COPENHAGEN (Reuters) - GN Store Nord reported first-quarter core profit a touch below forecasts on Wednesday and its shares fell as its headset division disappointed despite a strong performance by the larger hearing aid segment.
The Danish company said earnings before interest, taxation and amortization rose to 291 million Danish crowns ($43 million) from 253 million crowns a year earlier, below an average estimate of 303 million crowns in a Reuters poll.
The company, the third largest hearing aid maker in the world, still sees 2015 earnings before interest tax and amortization (EBITA) of more than 1.48 billion crowns and organic revenue growth of more than 8 pct.
Sydbank analyst Morten Imsgard described the two divisions as “night and day”.
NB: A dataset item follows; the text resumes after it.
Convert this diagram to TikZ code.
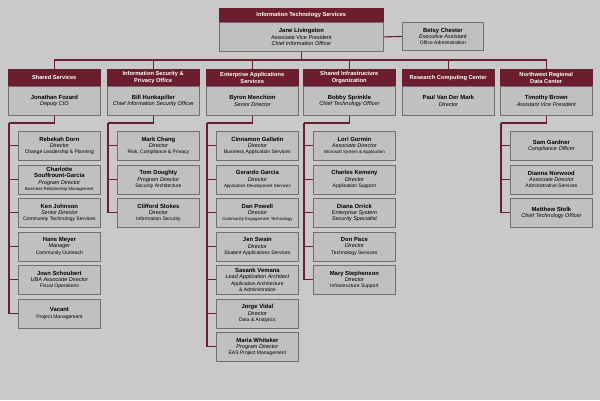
\documentclass[tikz,border=0pt]{standalone}
\usepackage{fontspec}
\setmainfont{Liberation Sans}
\definecolor{maroon}{HTML}{6B1E2E}
\definecolor{boxgray}{HTML}{C0C0C0}
\definecolor{edgegray}{HTML}{707070}
\definecolor{bggray}{HTML}{C9C9C9}
\newcommand{\kname}[1]{{\bfseries\fontsize{5.9}{6.7}\selectfont #1}}
\newcommand{\ktitle}[1]{{\itshape\fontsize{5.5}{6.3}\selectfont #1}}
\newcommand{\kdept}[1]{{\fontsize{5}{5.9}\selectfont #1}}
\tikzset{
  base/.style={anchor=north west, align=center, inner sep=1pt, font=\fontsize{5.5}{6.3}\selectfont},
  hdr/.style={base, fill=maroon, draw=maroon, text=white, minimum width=92pt, minimum height=17pt,
    font=\bfseries\fontsize{5.7}{6.7}\selectfont},
  body/.style={base, fill=boxgray, draw=edgegray, line width=0.8pt, minimum width=92pt, minimum height=29pt},
  kid/.style={body, minimum width=82pt},
  link/.style={draw=maroon, line width=1.1pt},
}
\begin{document}
\begin{tikzpicture}[x=1pt,y=-1pt]
\fill[bggray] (0,0) rectangle (600,400);
\useasboundingbox (0,0) rectangle (600,400);
% top
\node[hdr, minimum width=164pt, minimum height=14pt] (itsh) at (219,8) {Information Technology Services};
\node[body, minimum width=164pt] (its) at (219,22) {\kname{Jane Livingston}\\Associate Vice President\\\ktitle{Chief Information Officer}};
\node[body, minimum width=81pt, minimum height=28pt] (betsy) at (402,22) {\kname{Betsy Chester}\\\ktitle{Executive Assistant}\\\kdept{Office Administration}};
\draw[link] (its.east) -- (betsy.west);
\coordinate (bus) at (300,60);
% column heads
\foreach \id/\x/\h/\b in {
  ss/8/{Shared Services}/{\kname{Jonathan Fozard}\\\ktitle{Deputy CIO}},
  isp/107/{Information Security \&\\Privacy Office}/{\kname{Bill Hunkapiller}\\\ktitle{Chief Information Security Officer}},
  eas/206/{Enterprise Applications\\Services}/{\kname{Byron Menchion}\\\ktitle{Senior Director}},
  sio/303/{Shared Infrastructure\\Organization}/{\kname{Bobby Sprinkle}\\\ktitle{Chief Technology Officer}},
  rcc/402/{Research Computing Center}/{\kname{Paul Van Der Mark}\\\ktitle{Director}},
  nw/500/{Northwest Regional\\Data Center}/{\kname{Timothy Brown}\\\ktitle{Assistant Vice President}}}{
  \node[hdr] (\id h) at (\x,69) {\h};
  \node[body] (\id) at (\x,86) {\b};
  \draw[link] (its.south) |- (bus) -| (\id h.north);
  \coordinate (\id v) at ({\x+1},123);
}
\foreach \id in {ss,isp,eas,sio,nw}{
  \draw[link] (\id.south) |- (\id v);
}
% Shared Services
\foreach \c [count=\i] in {
  {\kname{Rebekah Dorn}\\\ktitle{Director}\\\kdept{Change Leadership \& Planning}},
  {\kname{Charlotte}\\\kname{Souffrount-Garcia}\\\ktitle{Program Director}\\\kdept{\fontsize{4.3}{5}\selectfont Business Relationship Management}},
  {\kname{Ken Johnson}\\\ktitle{Senior Director}\\\kdept{Community Technology Services}},
  {\kname{Hans Meyer}\\\ktitle{Manager}\\\kdept{Community Outreach}},
  {\kname{Joan Schoubert}\\\ktitle{UBA Associate Director}\\\kdept{Fiscal Operations}},
  {\kname{Vacant}\\\kdept{Project Management}}}{
  \node[kid] (ss\i) at (18,{131+(\i-1)*33.5}) {\c};
  \draw[link] (ssv) |- (ss\i.west);
}
% Information Security & Privacy Office
\foreach \c [count=\i] in {
  {\kname{Mark Chang}\\\ktitle{Director}\\\kdept{Risk, Compliance \& Privacy}},
  {\kname{Tom Doughty}\\\ktitle{Program Director}\\\kdept{Security Architecture}},
  {\kname{Clifford Stokes}\\\ktitle{Director}\\\kdept{Information Security}}}{
  \node[kid] (isp\i) at (117,{131+(\i-1)*33.5}) {\c};
  \draw[link] (ispv) |- (isp\i.west);
}
% Enterprise Applications Services
\foreach \c [count=\i] in {
  {\kname{Cinnamon Gallatin}\\\ktitle{Director}\\\kdept{Business Application Services}},
  {\kname{Gerardo Garcia}\\\ktitle{Director}\\\kdept{\fontsize{4.4}{5}\selectfont Application Development Services}},
  {\kname{Dan Powell}\\\ktitle{Director}\\\kdept{\fontsize{4.3}{5}\selectfont Community Engagement Technology}},
  {\kname{Jen Swain}\\\ktitle{Director}\\\kdept{Student Applications Services}},
  {\kname{Sasank Vemana}\\\ktitle{Lead Application Architect}\\\kdept{Application Architecture}\\\kdept{\& Administration}},
  {\kname{Jorge Vidal}\\\ktitle{Director}\\\kdept{Data \& Analytics}},
  {\kname{Maria Whitaker}\\\ktitle{Program Director}\\\kdept{EAS Project Management}}}{
  \node[kid] (eas\i) at (216,{131+(\i-1)*33.5}) {\c};
  \draw[link] (easv) |- (eas\i.west);
}
% Shared Infrastructure Organization
\foreach \c [count=\i] in {
  {\kname{Lori Gormin}\\\ktitle{Associate Director}\\\kdept{\fontsize{4.4}{5}\selectfont Microsoft System \& Application}},
  {\kname{Charles Kemeny}\\\ktitle{Director}\\\kdept{Application Support}},
  {\kname{Diana Orrick}\\\ktitle{Enterprise System}\\\ktitle{Security Specialist}},
  {\kname{Don Pace}\\\ktitle{Director}\\\kdept{Technology Services}},
  {\kname{Mary Stephenson}\\\ktitle{Director}\\\kdept{Infrastructure Support}}}{
  \node[kid] (sio\i) at (313,{131+(\i-1)*33.5}) {\c};
  \draw[link] (siov) |- (sio\i.west);
}
% Northwest Regional Data Center
\foreach \c [count=\i] in {
  {\kname{Sam Gardner}\\\ktitle{Compliance Officer}},
  {\kname{Dianna Norwood}\\\ktitle{Associate Director}\\\kdept{Administrative Services}},
  {\kname{Matthew Stolk}\\\ktitle{Chief Technology Officer}}}{
  \node[kid] (nw\i) at (510,{131+(\i-1)*33.5}) {\c};
  \draw[link] (nwv) |- (nw\i.west);
}
\end{tikzpicture}
\end{document}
“The hearing aid division is performing really well, with new product launches helping from March and the lift in earnings. “But the headset division is struggling with weak markets, just as we saw with main competitor, Plantronics,” he said.
Shares in the stock fell by as much as 2.7 percent in morning trade but had recovered to trade 1 percent lower at 144.60 Danish crowns each.
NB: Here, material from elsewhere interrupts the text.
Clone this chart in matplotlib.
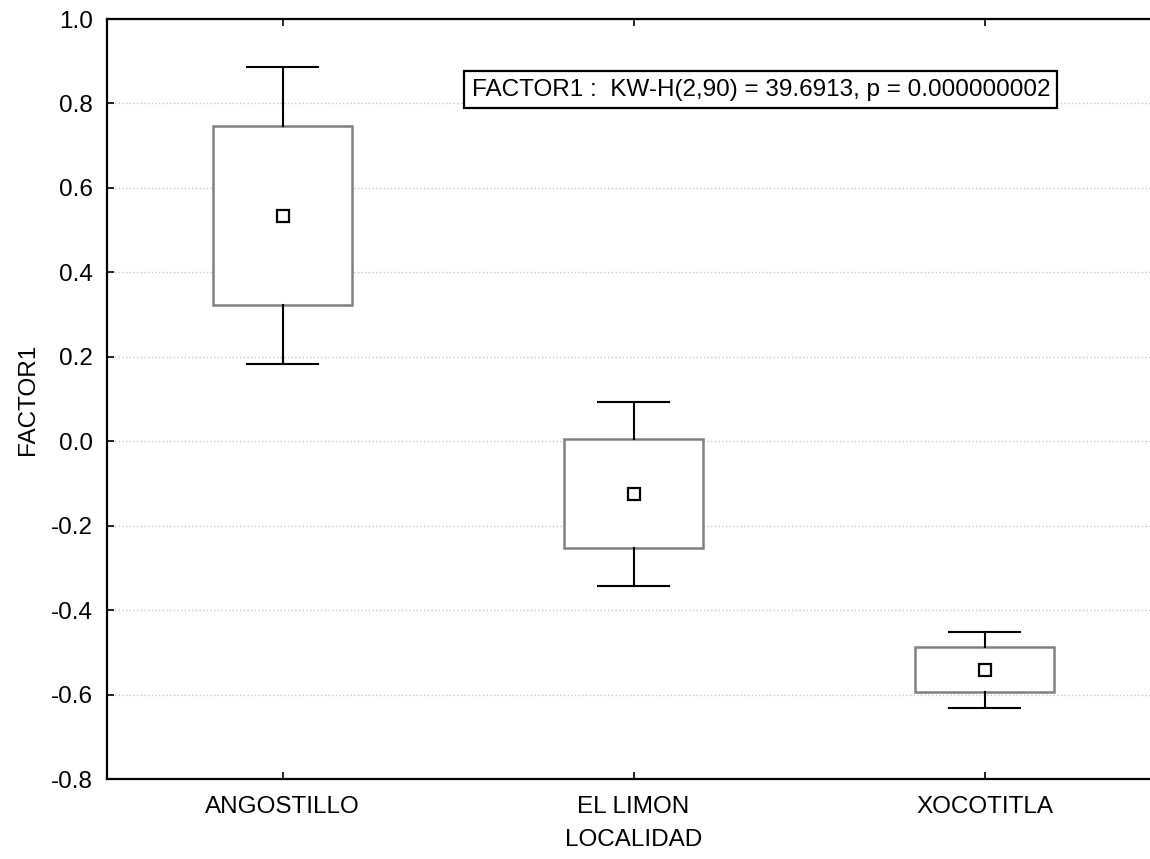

The Danish company wowed the market a year ago when it launched a hearing aid developed with Apple which connected directly to iPhones to stream voice and music from the devices.
On Wednesday, it said U.S. sales grew and it increased its market share. Its ties with Apple were strengthened when it developed a ReSound app for the Apple Watch, when the wearable device was launched by the U.S. tech giant.
But growth in the headset segment, where GN Store Nord produces the Jabra devices found in many offices and call centres around the world, were sluggish and results for the division were hurt by adverse foreign exchange movements.
“In general, the stronger dollar is positive for GN Store Nord and especially for ReSound. Looking into 2016, we expect a three-digit million contribution to the bottom line (in Danish crowns),” Chief Financial Officer Anders Boyer told Reuters.
“Netcom however, has more expenses in dollars than income, and therefore reacts negatively on the strengthened currency.”
Boyer denied speculation that GN Store Nord was interested in buying the Danish luxury stereo and television set maker Bang & Olufsen but did say the company wanted to develop a third branch of its business.